**REQUIREMENT**. List all the lines in these records that hold "this".

Code that draws figures
start

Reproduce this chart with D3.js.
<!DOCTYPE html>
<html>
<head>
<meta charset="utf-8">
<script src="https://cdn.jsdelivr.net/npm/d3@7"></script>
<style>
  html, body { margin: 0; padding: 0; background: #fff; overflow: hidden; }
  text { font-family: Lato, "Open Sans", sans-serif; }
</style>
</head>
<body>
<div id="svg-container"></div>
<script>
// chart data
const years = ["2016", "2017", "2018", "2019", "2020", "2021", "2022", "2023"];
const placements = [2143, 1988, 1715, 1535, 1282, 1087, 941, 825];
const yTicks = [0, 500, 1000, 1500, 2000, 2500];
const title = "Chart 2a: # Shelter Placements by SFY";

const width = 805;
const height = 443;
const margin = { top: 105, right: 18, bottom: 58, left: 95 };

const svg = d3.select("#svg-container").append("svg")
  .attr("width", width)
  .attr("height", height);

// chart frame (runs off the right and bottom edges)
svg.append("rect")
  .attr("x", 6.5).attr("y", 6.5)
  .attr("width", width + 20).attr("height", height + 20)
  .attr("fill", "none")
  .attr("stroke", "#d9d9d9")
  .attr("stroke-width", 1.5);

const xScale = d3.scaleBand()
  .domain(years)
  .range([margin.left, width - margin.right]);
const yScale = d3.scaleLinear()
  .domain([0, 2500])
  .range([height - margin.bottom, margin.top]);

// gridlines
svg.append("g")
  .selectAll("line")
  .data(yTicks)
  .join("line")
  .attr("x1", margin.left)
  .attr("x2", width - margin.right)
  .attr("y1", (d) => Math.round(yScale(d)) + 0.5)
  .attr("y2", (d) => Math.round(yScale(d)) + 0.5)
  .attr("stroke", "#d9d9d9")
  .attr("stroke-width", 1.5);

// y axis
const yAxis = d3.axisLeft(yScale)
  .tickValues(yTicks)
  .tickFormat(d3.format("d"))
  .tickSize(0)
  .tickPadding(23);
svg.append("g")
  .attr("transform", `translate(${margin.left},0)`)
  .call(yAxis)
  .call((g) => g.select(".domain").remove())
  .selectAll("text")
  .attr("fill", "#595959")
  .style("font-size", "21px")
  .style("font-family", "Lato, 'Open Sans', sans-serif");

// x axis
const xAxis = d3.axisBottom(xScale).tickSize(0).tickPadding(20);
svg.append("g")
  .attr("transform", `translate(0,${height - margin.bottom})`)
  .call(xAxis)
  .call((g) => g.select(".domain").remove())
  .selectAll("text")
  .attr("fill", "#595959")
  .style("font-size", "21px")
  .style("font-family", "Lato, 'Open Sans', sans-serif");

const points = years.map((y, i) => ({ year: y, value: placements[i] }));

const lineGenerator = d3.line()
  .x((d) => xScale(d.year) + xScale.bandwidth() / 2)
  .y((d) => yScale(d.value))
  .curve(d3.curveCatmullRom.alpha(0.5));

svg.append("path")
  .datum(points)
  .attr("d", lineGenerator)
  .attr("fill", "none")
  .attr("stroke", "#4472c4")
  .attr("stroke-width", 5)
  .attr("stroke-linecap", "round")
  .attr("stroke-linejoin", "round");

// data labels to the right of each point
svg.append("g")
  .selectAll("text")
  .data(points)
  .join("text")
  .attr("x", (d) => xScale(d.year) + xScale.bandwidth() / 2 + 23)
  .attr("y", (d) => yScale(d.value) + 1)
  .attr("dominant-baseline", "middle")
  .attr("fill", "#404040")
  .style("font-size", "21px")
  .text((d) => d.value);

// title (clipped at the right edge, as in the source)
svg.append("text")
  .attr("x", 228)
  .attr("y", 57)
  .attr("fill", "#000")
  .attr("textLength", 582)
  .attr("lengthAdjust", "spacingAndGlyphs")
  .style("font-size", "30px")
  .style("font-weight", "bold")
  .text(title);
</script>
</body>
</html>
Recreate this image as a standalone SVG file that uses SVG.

end

**SOLUTION BELOW**.
Reproduce this chart with D3.js.
Recreate this image as a standalone SVG file that uses SVG.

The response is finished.